• TASK INSTRUCTIONS
Set down, exactly as written, the lines from the top of the data to the line that holds "const boundSpan = [-0.013, 0.709];", and omit the pictures.

• RECORDS FOR THE TASK
┌──

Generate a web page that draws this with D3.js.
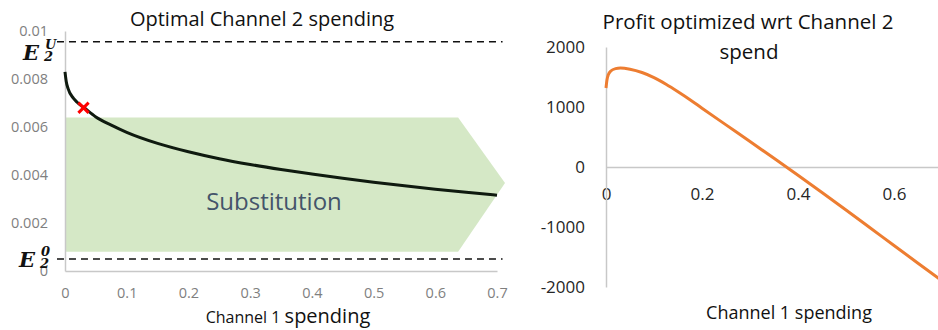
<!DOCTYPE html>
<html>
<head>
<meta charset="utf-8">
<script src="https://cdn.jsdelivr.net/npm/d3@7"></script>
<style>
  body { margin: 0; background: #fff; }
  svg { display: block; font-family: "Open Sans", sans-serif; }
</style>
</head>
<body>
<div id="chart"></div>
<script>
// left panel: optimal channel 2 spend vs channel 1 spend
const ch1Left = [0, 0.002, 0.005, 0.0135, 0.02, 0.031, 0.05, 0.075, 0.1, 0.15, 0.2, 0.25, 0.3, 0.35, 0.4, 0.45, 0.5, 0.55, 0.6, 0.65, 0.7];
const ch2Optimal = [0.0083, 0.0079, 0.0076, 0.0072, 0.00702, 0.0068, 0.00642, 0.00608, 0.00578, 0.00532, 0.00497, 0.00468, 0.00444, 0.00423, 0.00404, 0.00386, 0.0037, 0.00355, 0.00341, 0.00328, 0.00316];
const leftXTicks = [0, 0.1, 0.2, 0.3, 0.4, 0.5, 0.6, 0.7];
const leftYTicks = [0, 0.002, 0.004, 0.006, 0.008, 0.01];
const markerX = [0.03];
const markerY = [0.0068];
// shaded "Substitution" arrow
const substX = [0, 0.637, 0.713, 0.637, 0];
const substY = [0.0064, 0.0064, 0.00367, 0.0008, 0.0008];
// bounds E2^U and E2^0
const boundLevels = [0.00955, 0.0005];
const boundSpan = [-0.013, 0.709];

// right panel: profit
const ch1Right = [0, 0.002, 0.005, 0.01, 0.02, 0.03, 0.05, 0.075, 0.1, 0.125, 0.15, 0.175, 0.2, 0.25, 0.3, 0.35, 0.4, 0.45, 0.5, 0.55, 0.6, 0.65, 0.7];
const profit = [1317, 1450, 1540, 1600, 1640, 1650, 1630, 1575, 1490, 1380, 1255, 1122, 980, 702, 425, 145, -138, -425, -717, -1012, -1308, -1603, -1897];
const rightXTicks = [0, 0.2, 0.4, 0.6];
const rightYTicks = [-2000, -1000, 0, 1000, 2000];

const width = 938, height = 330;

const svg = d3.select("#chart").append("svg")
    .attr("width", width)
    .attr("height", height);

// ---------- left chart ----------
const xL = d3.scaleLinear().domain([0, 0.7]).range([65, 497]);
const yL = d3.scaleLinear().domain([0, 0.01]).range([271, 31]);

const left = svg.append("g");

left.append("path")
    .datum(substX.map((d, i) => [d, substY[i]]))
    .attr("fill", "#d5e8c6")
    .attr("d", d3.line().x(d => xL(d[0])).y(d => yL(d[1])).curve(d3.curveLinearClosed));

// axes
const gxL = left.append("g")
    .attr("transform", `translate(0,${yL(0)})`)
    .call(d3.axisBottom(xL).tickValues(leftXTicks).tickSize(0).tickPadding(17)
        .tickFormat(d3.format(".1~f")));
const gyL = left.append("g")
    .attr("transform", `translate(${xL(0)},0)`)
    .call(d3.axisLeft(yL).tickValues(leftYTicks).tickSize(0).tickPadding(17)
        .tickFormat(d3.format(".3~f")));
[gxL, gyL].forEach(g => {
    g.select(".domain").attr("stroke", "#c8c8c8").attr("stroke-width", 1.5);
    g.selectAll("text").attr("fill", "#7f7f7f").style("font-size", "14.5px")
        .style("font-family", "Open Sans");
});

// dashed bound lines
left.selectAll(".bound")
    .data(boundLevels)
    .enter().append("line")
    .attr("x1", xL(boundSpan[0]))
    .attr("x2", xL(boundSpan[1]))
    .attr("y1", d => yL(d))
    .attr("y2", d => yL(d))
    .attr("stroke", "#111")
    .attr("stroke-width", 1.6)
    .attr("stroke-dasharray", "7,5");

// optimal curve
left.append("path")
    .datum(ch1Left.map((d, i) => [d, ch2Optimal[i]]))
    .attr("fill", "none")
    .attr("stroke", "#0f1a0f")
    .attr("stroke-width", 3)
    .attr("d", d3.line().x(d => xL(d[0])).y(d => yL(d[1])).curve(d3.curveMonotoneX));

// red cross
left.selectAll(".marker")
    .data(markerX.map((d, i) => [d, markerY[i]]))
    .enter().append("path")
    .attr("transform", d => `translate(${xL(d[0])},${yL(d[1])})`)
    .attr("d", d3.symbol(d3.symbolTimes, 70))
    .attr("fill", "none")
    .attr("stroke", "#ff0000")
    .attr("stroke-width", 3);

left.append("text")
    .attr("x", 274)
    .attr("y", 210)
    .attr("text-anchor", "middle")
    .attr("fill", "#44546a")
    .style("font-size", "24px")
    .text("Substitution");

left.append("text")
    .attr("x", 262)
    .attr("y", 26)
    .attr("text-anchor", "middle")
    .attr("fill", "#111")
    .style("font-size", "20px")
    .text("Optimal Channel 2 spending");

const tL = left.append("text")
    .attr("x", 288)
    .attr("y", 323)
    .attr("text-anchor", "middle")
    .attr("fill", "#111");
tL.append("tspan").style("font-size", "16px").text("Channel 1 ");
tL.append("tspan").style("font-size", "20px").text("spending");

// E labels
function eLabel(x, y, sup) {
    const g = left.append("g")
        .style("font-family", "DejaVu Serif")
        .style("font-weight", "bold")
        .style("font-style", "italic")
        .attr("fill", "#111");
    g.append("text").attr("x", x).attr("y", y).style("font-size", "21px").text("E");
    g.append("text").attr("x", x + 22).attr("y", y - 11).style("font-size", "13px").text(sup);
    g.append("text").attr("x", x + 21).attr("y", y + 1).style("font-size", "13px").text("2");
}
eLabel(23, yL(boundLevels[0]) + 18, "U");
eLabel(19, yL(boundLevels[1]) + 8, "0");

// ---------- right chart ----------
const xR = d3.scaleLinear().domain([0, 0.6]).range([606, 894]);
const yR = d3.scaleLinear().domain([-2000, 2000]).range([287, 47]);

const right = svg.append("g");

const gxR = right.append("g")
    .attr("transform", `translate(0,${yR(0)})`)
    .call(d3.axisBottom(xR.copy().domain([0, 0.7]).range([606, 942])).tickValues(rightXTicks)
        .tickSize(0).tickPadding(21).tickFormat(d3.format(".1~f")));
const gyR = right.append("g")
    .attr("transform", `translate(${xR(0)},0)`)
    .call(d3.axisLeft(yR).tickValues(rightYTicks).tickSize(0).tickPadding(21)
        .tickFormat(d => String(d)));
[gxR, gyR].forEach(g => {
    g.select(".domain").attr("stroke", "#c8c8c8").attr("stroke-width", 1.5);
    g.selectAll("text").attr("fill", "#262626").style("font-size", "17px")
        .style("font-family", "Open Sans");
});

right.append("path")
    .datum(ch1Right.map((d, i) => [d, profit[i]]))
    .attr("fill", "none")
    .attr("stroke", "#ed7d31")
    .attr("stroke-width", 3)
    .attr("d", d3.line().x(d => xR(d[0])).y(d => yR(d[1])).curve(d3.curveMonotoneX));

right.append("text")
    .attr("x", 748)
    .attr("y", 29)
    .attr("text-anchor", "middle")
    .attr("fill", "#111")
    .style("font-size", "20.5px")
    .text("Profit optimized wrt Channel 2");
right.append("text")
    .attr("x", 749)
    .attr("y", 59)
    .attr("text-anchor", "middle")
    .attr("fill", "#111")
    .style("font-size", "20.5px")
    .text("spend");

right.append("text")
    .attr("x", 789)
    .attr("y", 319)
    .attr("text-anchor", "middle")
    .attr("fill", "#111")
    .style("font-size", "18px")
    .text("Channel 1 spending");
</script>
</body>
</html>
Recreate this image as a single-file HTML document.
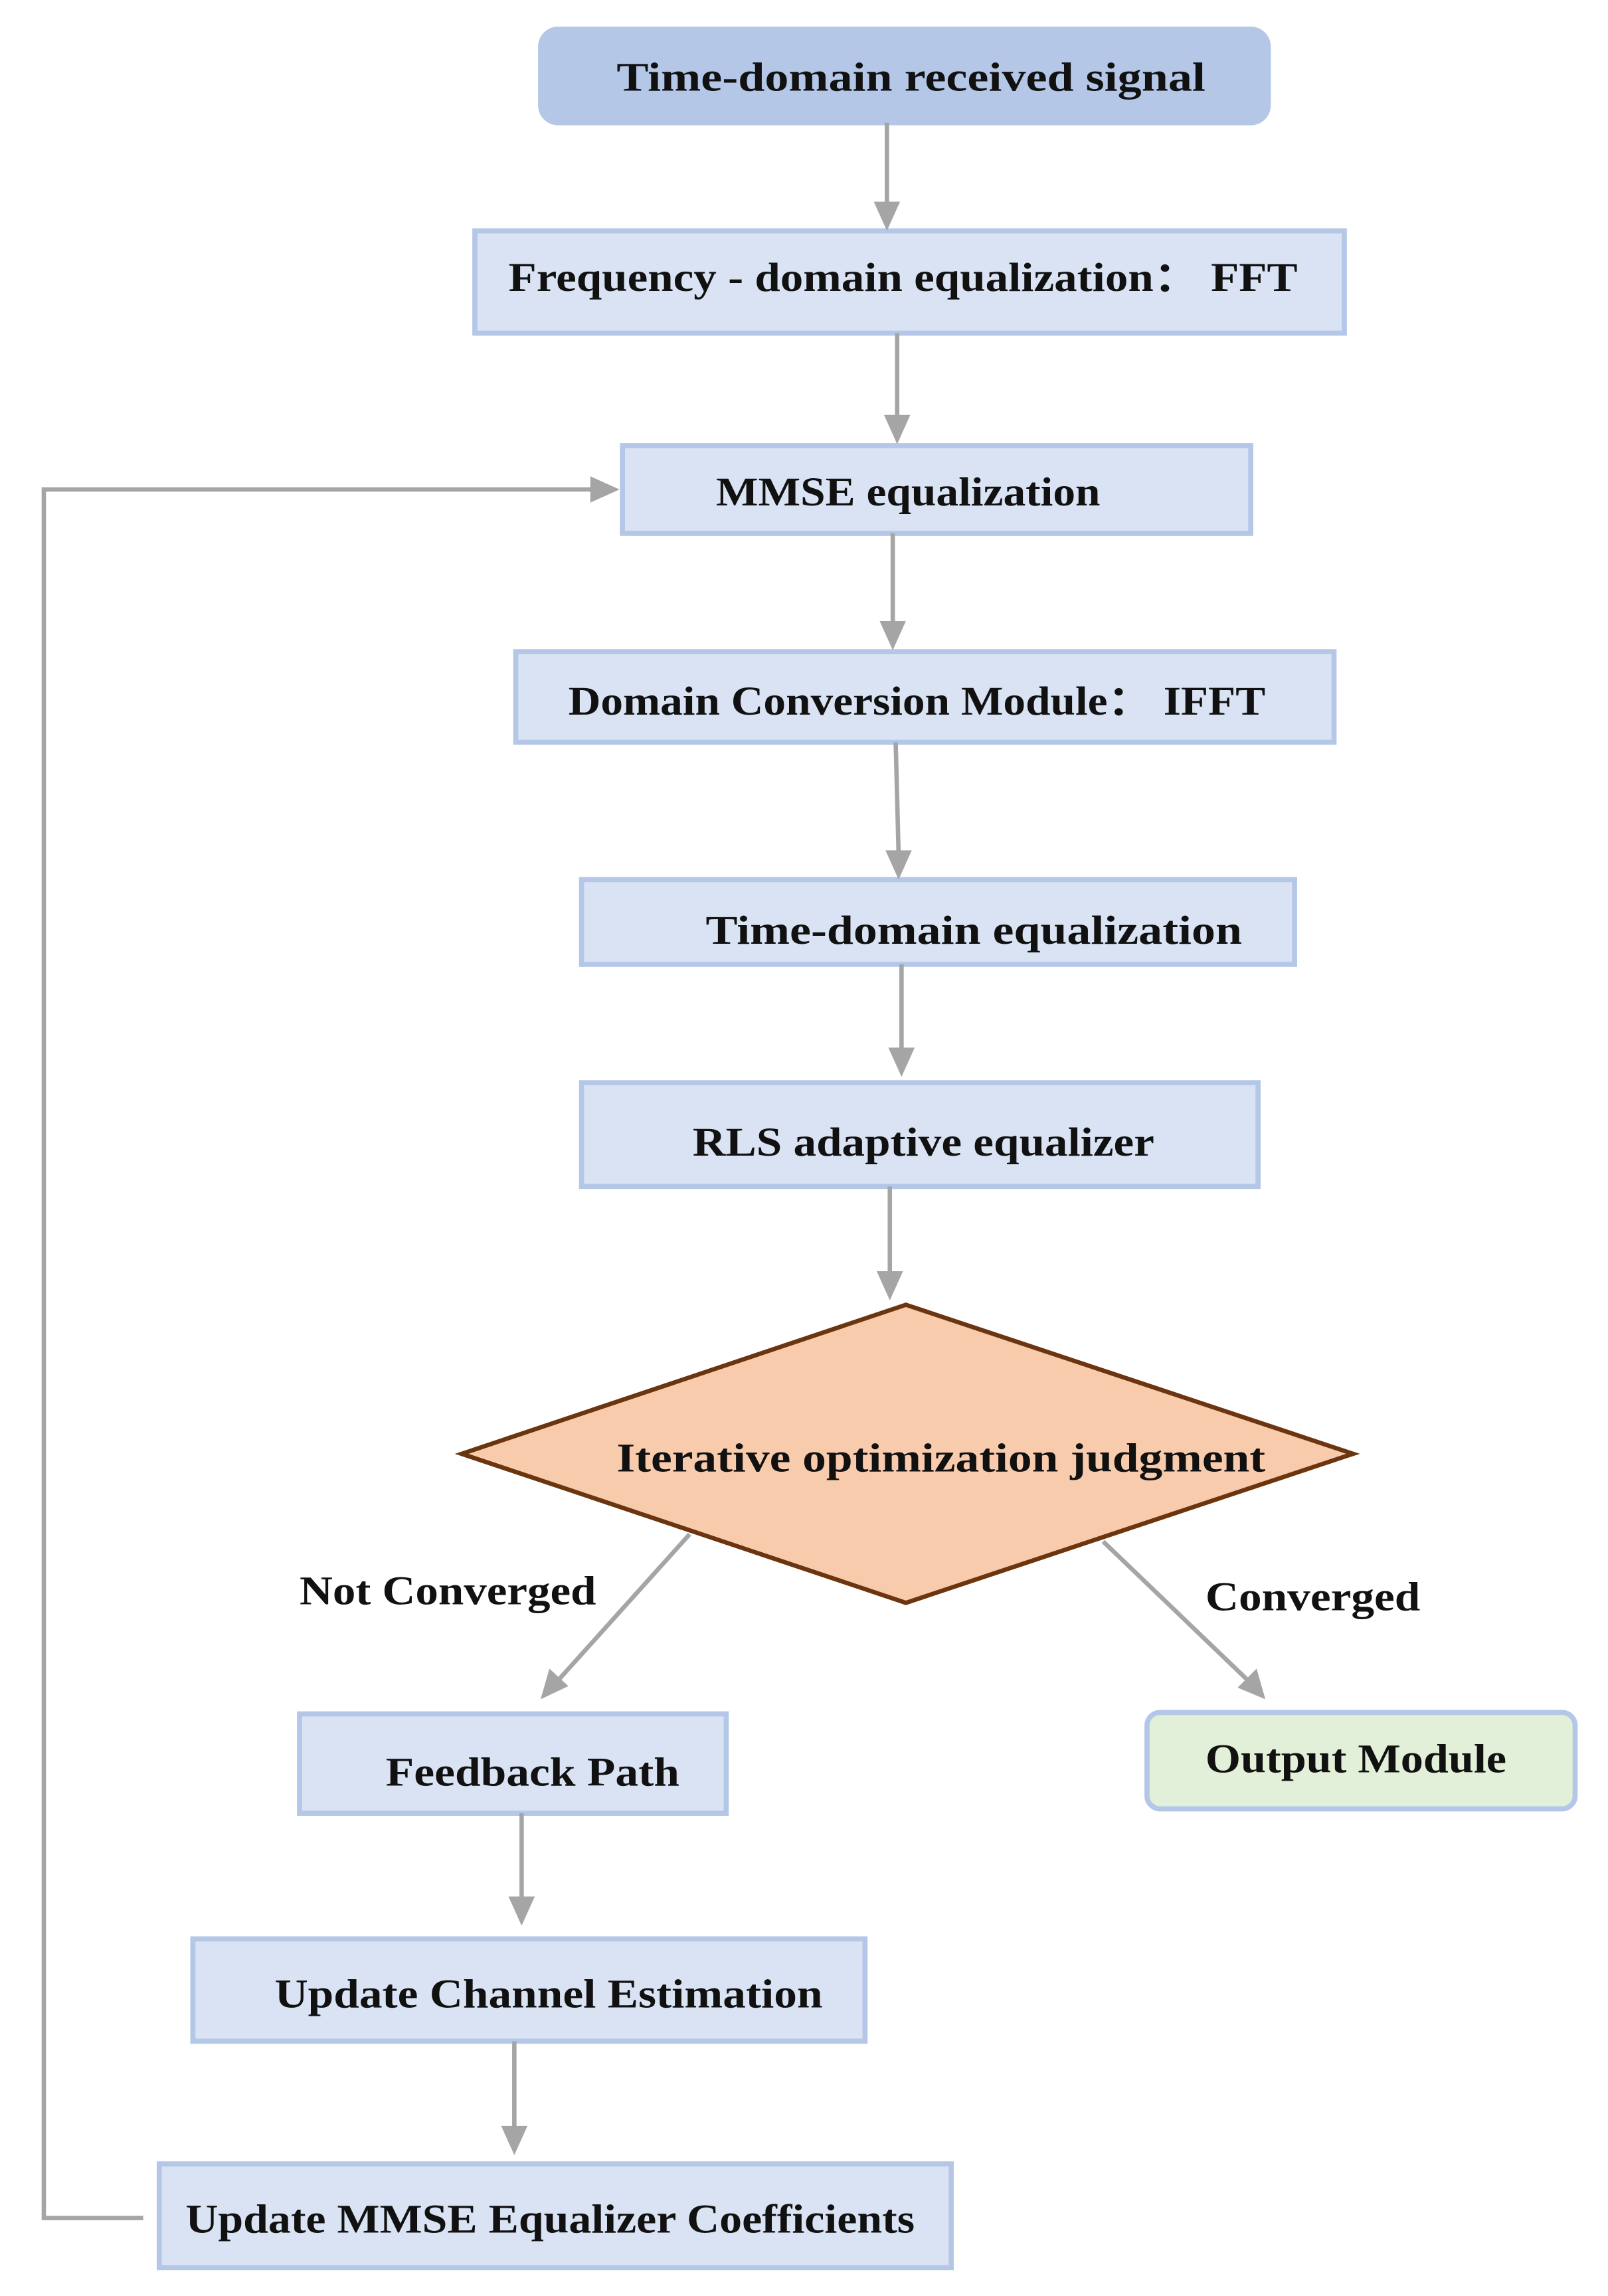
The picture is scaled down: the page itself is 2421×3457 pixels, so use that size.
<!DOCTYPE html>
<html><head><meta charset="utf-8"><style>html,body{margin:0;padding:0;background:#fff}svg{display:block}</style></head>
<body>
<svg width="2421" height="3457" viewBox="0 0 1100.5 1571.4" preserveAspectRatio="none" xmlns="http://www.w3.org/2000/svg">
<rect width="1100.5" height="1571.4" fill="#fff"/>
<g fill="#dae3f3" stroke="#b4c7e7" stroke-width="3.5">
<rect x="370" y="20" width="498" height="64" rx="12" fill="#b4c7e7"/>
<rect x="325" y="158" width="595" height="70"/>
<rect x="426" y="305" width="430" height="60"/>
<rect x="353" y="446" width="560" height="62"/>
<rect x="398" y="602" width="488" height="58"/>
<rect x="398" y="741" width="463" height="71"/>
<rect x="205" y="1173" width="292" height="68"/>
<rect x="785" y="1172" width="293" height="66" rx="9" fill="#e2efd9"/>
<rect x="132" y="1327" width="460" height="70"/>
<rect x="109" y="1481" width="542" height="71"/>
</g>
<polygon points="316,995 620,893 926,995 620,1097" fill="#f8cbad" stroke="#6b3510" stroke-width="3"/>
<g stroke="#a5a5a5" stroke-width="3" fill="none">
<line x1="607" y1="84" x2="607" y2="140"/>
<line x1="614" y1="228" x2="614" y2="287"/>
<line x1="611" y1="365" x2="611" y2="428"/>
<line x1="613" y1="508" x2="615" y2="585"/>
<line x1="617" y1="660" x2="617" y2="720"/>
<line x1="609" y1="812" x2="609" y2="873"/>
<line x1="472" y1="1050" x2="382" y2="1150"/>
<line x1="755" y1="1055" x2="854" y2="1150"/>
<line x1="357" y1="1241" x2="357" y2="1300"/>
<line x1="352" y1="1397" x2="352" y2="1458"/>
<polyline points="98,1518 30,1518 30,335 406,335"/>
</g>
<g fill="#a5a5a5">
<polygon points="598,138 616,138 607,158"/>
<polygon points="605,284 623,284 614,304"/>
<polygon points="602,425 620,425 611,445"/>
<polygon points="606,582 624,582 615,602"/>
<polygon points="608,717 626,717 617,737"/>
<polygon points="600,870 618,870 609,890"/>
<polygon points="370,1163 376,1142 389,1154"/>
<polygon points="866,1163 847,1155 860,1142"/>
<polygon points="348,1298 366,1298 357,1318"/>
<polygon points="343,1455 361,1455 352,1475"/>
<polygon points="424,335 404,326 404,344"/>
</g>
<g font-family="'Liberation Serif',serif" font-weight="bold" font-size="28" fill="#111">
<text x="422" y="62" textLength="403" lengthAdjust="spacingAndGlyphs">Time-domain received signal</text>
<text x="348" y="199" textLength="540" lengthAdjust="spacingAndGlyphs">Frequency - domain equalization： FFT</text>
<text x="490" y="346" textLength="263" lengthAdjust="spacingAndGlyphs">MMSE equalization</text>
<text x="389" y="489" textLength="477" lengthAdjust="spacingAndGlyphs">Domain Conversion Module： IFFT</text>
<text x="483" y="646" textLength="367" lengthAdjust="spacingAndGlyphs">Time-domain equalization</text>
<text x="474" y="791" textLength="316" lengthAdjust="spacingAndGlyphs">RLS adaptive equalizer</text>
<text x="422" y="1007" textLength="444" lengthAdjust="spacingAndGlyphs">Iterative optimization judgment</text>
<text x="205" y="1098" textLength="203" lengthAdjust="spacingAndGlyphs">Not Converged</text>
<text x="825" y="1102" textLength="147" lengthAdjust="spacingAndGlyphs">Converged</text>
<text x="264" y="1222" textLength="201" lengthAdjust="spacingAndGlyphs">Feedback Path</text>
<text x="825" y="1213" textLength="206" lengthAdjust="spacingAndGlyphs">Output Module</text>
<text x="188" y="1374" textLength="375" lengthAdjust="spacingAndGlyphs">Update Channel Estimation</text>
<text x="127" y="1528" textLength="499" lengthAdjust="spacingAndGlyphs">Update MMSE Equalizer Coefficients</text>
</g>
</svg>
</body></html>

└──

• PROBLEM SOLUTION
Generate a web page that draws this with D3.js.
<!DOCTYPE html>
<html>
<head>
<meta charset="utf-8">
<script src="https://cdn.jsdelivr.net/npm/d3@7"></script>
<style>
  body { margin: 0; background: #fff; }
  svg { display: block; font-family: "Open Sans", sans-serif; }
</style>
</head>
<body>
<div id="chart"></div>
<script>
// left panel: optimal channel 2 spend vs channel 1 spend
const ch1Left = [0, 0.002, 0.005, 0.0135, 0.02, 0.031, 0.05, 0.075, 0.1, 0.15, 0.2, 0.25, 0.3, 0.35, 0.4, 0.45, 0.5, 0.55, 0.6, 0.65, 0.7];
const ch2Optimal = [0.0083, 0.0079, 0.0076, 0.0072, 0.00702, 0.0068, 0.00642, 0.00608, 0.00578, 0.00532, 0.00497, 0.00468, 0.00444, 0.00423, 0.00404, 0.00386, 0.0037, 0.00355, 0.00341, 0.00328, 0.00316];
const leftXTicks = [0, 0.1, 0.2, 0.3, 0.4, 0.5, 0.6, 0.7];
const leftYTicks = [0, 0.002, 0.004, 0.006, 0.008, 0.01];
const markerX = [0.03];
const markerY = [0.0068];
// shaded "Substitution" arrow
const substX = [0, 0.637, 0.713, 0.637, 0];
const substY = [0.0064, 0.0064, 0.00367, 0.0008, 0.0008];
// bounds E2^U and E2^0
const boundLevels = [0.00955, 0.0005];
const boundSpan = [-0.013, 0.709];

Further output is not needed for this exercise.